Figure 2 shows the optimal controls u_h^*(\omega,t) obtained for 25 randomly selected realizations of \omega \in \Omega (light red) for the six considered grid spacings h of the temporal grid. The figure also shows the average of the 25 optimal controls u^*_h(\omega,t) (dark red) and the optimal control u^*(t) for the original system (black). Figure 2 indeed shows that the optimal controls u_h^*(\omega,t) get closer to the optimal control u^*(t) when the spacing of the temporal grid h is reduced. Especially in Figures 2a and 2b, it is also clear that the average of the 25 optimal controls u^*_h(\omega,t) (dark red) is not equal to the optimal control u^*(t) for the original system (black). This indicates that \mathbb{E}[u_h^*] \neq u^*. This means that u^*_h is a biased estimator for u^* and averaging several realizations of u^*(\omega,t) can only improve the approximation of u^*(t) to a limited extend. Note, however, that

|\mathbb{E}[u_h^*] - u^*| = |\mathbb{E}[u_h^* - u^*]| \leq \mathbb{E}[|u^*_h - u^*|] \leq \sqrt{\mathbb{E}[|u^*_h - u^*|^2]},

so that the bound in Main Result 4 implies that \mathbb{E}[u_h^*] \rightarrow u^* as h \rightarrow 0.

Figures 1c and 1d illustrate the convergence of J_h(\omega,u^*_h(\omega)) and J(u^*_h(\omega)) to J(u^*). Figure 1c illustrates the error estimate in Main Result 3 and shows that the average difference |J_h(\omega,u^*_h(\omega)) - J(u^*)| is indeed proportional to \sqrt{h}. Figure 1d illustrates the error estimate in Main Result 5, which shows that the difference average |J(u_h^*(\omega)) - J(u^*)| is proportional to h. The convergence rate is now twice as high as in the previous cases and the relative error stabilizes around 10^{-5}, which seems to be related to the tolerance of 10^{-6} used in the computation of the optimal controls.

Because the considered system of ODEs is relatively small, the proposed stochastic splitting method does not lead to a reduction in computational cost for the considered problem. In other problems with a larger state dimension and denser A-matrices, we have observed a reduction in computational cost of a factor 2 to 3, see [9].

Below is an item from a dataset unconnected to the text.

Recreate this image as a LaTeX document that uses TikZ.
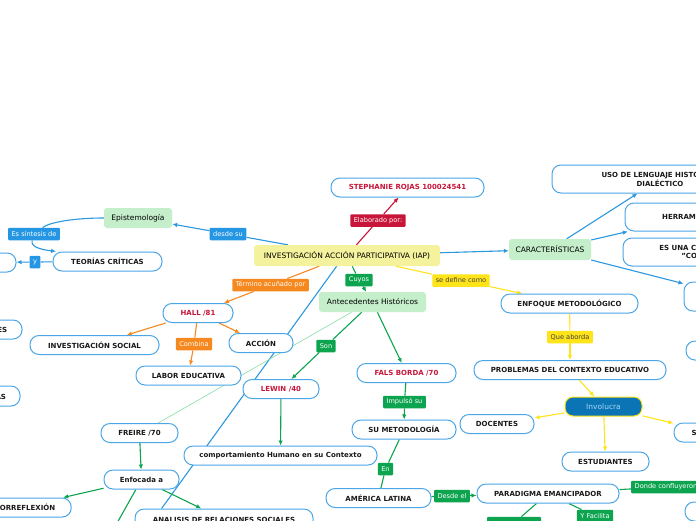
\documentclass[tikz,border=0pt]{standalone}
\usepackage{fontspec}
\setmainfont{DejaVu Sans}
\usetikzlibrary{arrows.meta,backgrounds}

\definecolor{edgeblue}{HTML}{2C98DE}
\definecolor{boxblue}{HTML}{4AA6E6}
\definecolor{namered}{HTML}{C8163A}
\definecolor{tagblue}{HTML}{2596E4}
\definecolor{taggreen}{HTML}{0DA44F}
\definecolor{tagorange}{HTML}{F5891F}
\definecolor{tagyellow}{HTML}{FFE41A}
\definecolor{paleyellow}{HTML}{F4F29C}
\definecolor{palegreen}{HTML}{C5EECB}
\definecolor{deepblue}{HTML}{0B74B5}
\definecolor{thingreen}{HTML}{86DDA6}
\definecolor{lightcyan}{HTML}{A8D8F8}

\tikzset{
  topic/.style={draw=boxblue, fill=white, line width=1pt, rounded corners=9pt,
    font=\bfseries\fontsize{7}{8.5}\selectfont, text=black!90, align=center,
    inner sep=0pt, minimum height=19pt},
  person/.style={topic, text=namered},
  central/.style={rounded corners=3pt, inner sep=0pt, minimum height=20pt,
    font=\fontsize{7.5}{9}\selectfont, text=black},
  tag/.style={rounded corners=1pt, inner xsep=3.5pt, inner ysep=0pt,
    minimum height=12.5pt, font=\fontsize{6.6}{7.5}\selectfont, text=white},
}

\begin{document}
\begin{tikzpicture}[x=1pt, y=-1pt, >={Latex[length=5pt,width=4.5pt]}]

        \useasboundingbox (0,0) rectangle (696,520);
        \clip (0,0) rectangle (696,520);

        % central topics
        \node[central, fill=paleyellow, minimum width=186pt, minimum height=21pt] (iap) at (347,255.5) {INVESTIGACIÓN ACCIÓN PARTICIPATIVA (IAP)};
        \node[central, fill=palegreen, minimum width=68pt] (epist) at (138,218) {Epistemología};
        \node[central, fill=palegreen, minimum width=82pt, minimum height=21pt] (caract) at (550,249.5) {CARACTERÍSTICAS};
        \node[central, fill=palegreen, minimum width=107pt] (antec) at (372.5,302) {Antecedentes Históricos};
        \node[central, fill=deepblue, draw=tagyellow, line width=1pt, rounded corners=8pt,
              text=lightcyan, minimum width=77pt, minimum height=19pt] (involucra) at (603.5,406.5) {Involucra};

        \begin{scope}[every node/.style={topic}]
          \node[person, minimum width=153pt] (stephanie) at (407.5,187.5) {STEPHANIE ROJAS 100024541};
          \node[minimum width=109pt] (teorias)  at (107.5,261.5) {TEORÍAS CRÍTICAS};
          \node[minimum width=92pt]  (leftcut1) at (-30,262.5)   {};
          \node[minimum width=216pt, minimum height=28pt] (uso) at (660,179) {USO DE LENGUAJE HISTÓRICO\\DIALÉCTICO};
          \node[minimum width=131pt, minimum height=28pt] (herram) at (690.5,217) {HERRAMIENTA};
          \node[minimum width=167pt, minimum height=28pt] (esuna)  at (706.5,252) {ES UNA CIENCIA SOCIAL\\"CONCRETA"};
          \node[minimum width=100pt, minimum height=29pt] (rightcut1) at (734,296.5) {};
          \node[minimum width=100pt] (rightcut2)  at (736,350.5) {};
          \node[minimum width=76pt]  (rights)     at (712,432.5) {SOCIEDAD};
          \node[minimum width=100pt] (rightcut3)  at (735,511.5) {};
          \node[minimum width=137pt] (enfoque)    at (569.5,303.5) {ENFOQUE METODOLÓGICO};
          \node[minimum width=192pt] (problemas)  at (570,370)   {PROBLEMAS DEL CONTEXTO EDUCATIVO};
          \node[minimum width=74pt]  (docentes)   at (497,424)   {DOCENTES};
          \node[minimum width=87pt]  (estudiantes) at (605.5,461.5) {ESTUDIANTES};
          \node[person, minimum width=99pt] (fals) at (406.5,373) {FALS BORDA /70};
          \node[minimum width=104pt] (metodologia) at (404,429.5) {SU METODOLOGÍA};
          \node[minimum width=105pt] (america)    at (378.5,498) {AMÉRICA LATINA};
          \node[minimum width=142pt] (paradigma)  at (548,493.5) {PARADIGMA EMANCIPADOR};
          \node[person, minimum width=70pt] (hall) at (198,313) {HALL /81};
          \node[minimum width=129pt] (invsocial)  at (94.5,345)  {INVESTIGACIÓN SOCIAL};
          \node[minimum width=105pt] (labor)      at (188.5,375.5) {LABOR EDUCATIVA};
          \node[minimum width=64pt]  (accion)     at (261,343)   {ACCIÓN};
          \node[minimum width=107pt] (leftes)     at (-31.5,329.5) {CIENCIAS SOCIALES};
          \node[minimum width=72pt, minimum height=20pt] (lefts) at (-16,396) {PRÁCTICAS};
          \node[person, minimum width=76pt] (lewin) at (281,389) {LEWIN /40};
          \node[minimum width=193pt] (comportamiento) at (280.5,455.5) {comportamiento Humano en su Contexto};
          \node[minimum width=77pt]  (freire)     at (139.5,433) {FREIRE /70};
          \node[minimum width=75pt]  (enfocada)   at (141.5,479.5) {Enfocada a};
          \node[minimum width=103pt] (autorreflexion) at (19.7,507.5) {AUTORREFLEXIÓN};
          \node[minimum width=178pt, minimum height=21pt] (analisis) at (224,519.5) {ANALISIS DE RELACIONES SOCIALES};
        \end{scope}

        \coordinate (enfdown) at (112,532);

        % connector labels
        \begin{scope}[every node/.style={tag}]
          \node[fill=namered]   (elaborado)  at (378,220.5) {Elaborado por:};
          \node[fill=tagblue]   (desdesu)    at (228,234)   {desde su};
          \node[fill=tagblue]   (essintesis) at (34,234)    {Es síntesis de};
          \node[fill=tagblue]   (ytag)       at (35,262)    {y};
          \node[fill=tagyellow, text=black!75] (sedefine)  at (461,280.5) {se define como};
          \node[fill=tagyellow, text=black!75] (queaborda) at (570,337)   {Que aborda};
          \node[fill=taggreen]  (cuyos)      at (359,280)   {Cuyos};
          \node[fill=taggreen]  (son)        at (326,346)   {Son};
          \node[fill=taggreen]  (impulso)    at (404.5,402) {Impulsó su};
          \node[fill=taggreen]  (en)         at (385.5,469) {En};
          \node[fill=taggreen]  (desdeel)    at (452,496)   {Desde el};
          \node[fill=taggreen, anchor=west] (donde) at (631,487) {Donde confluyeron};
          \node[fill=taggreen]  (yfacilita)  at (595,516)   {Y Facilita};
          \node[fill=taggreen, minimum width=54pt] (bottomtag) at (514,523) {};
          \node[fill=tagorange] (termino)    at (270.5,285) {Término acuñado por};
          \node[fill=tagorange] (combina)    at (194,344)   {Combina};
        \end{scope}

        \begin{scope}[on background layer]
          \fill[white] (0,0) rectangle (696,520);

          \begin{scope}[every edge/.style={draw=edgeblue, line width=1.1pt}]
            \path (iap)     edge (desdesu);
            \path (desdesu) edge[->] (epist);
            \path (teorias) edge (ytag);
            \path (ytag)    edge[->] (leftcut1);
            \path (iap)     edge[->] (caract);
            \path (caract)  edge[->] (uso);
            \path (caract)  edge[->] (herram);
            \path (caract)  edge[->] (rightcut1);
            \path (iap.226) edge (analisis.170);
          \end{scope}
          \draw[edgeblue, line width=1.1pt] (epist.west) .. controls (75,218) and (50,222) .. (essintesis);
          \draw[edgeblue, line width=1.1pt, ->] (essintesis) .. controls (30,248) and (45,250) .. (teorias.169);

          \begin{scope}[every edge/.style={draw=namered, line width=1.1pt}]
            \path (iap)       edge (elaborado);
            \path (elaborado) edge[->] (stephanie);
          \end{scope}

          \begin{scope}[every edge/.style={draw=tagyellow, line width=1.1pt}]
            \path (iap)       edge (sedefine);
            \path (sedefine)  edge[->] (enfoque);
            \path (enfoque)   edge (queaborda);
            \path (queaborda) edge[->] (problemas);
            \path (problemas) edge[->] (involucra);
            \path (involucra) edge[->] (docentes);
            \path (involucra) edge[->] (estudiantes);
            \path (involucra) edge[->] (rights);
          \end{scope}

          \begin{scope}[every edge/.style={draw=tagorange, line width=1.1pt}]
            \path (iap)     edge (termino);
            \path (termino) edge[->] (hall);
            \path (hall)    edge[->] (invsocial);
            \path (hall)    edge (combina);
            \path (combina) edge[->] (labor);
            \path (hall)    edge[->] (accion);
          \end{scope}

          \draw[thingreen, line width=0.6pt] (antec.206) -- (freire.28);

          \begin{scope}[every edge/.style={draw=taggreen, line width=1.1pt}]
            \path (iap)       edge (cuyos);
            \path (cuyos)     edge[->] (antec);
            \path (antec)     edge (son);
            \path (son)       edge[->] (lewin);
            \path (antec)     edge[->] (fals);
            \path (fals)      edge (impulso);
            \path (impulso)   edge[->] (metodologia);
            \path (metodologia) edge (en);
            \path (en)        edge (america);
            \path (america)   edge (desdeel);
            \path (desdeel)   edge[->] (paradigma);
            \path (paradigma) edge (donde);
            \path (paradigma) edge (yfacilita);
            \path (paradigma) edge (bottomtag);
            \path (lewin)     edge[->] (comportamiento);
            \path (freire)    edge[->] (enfocada);
            \path (enfocada)  edge[->] (autorreflexion);
            \path (enfocada)  edge[->] (analisis);
            \path (enfocada)  edge (enfdown);
          \end{scope}
        \end{scope}

\end{tikzpicture}
\end{document}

Conclusions and future research

-We have proposed a general framework for randomized time-splitting in LQ optimal control problems. The dynamics, the minimal values of the cost functional, and the optimal control obtained with the proposed randomized time-splitting method converge in expectation to their analogues in the original problem when the grid spacing of the time grid h goes to zero. The convergence rates in our theoretical results are also observed in the presented numerical example.

The presented results open several interesting directions for future research:

-We have presented results for infinite-dimensional systems, but our numerical results in [9] suggest that a similar approach can be used for in infinitedimensional systems. As the large literature on (deterministic) operator splitting also indicates, this extension is an interesting but challenging topic for future research.

-Another important topic for future research is the extension to nonquadratic cost functions constrained by nonlinear dynamics. This extension is particularly interesting because of the connections between the training of certain types of Deep Neural Networks (DNNs) and these types of optimal control problems, see, e.g., [3, 1, 4, 8], and is also important for the control of interacting particles systems, see [7].

-As suggested in [7], it is natural to combine the proposed randomized time-splitting method with a Model Predictive Control (MPC) strategy. An error analysis for this randomized MPC strategy not only involves the parameters h and Var[A_h] that characterize the proposed time-splitting method, but also the prediction and control horizons of the MPC strategy. Capturing the interaction between all these parameters is another challenging topic for future research.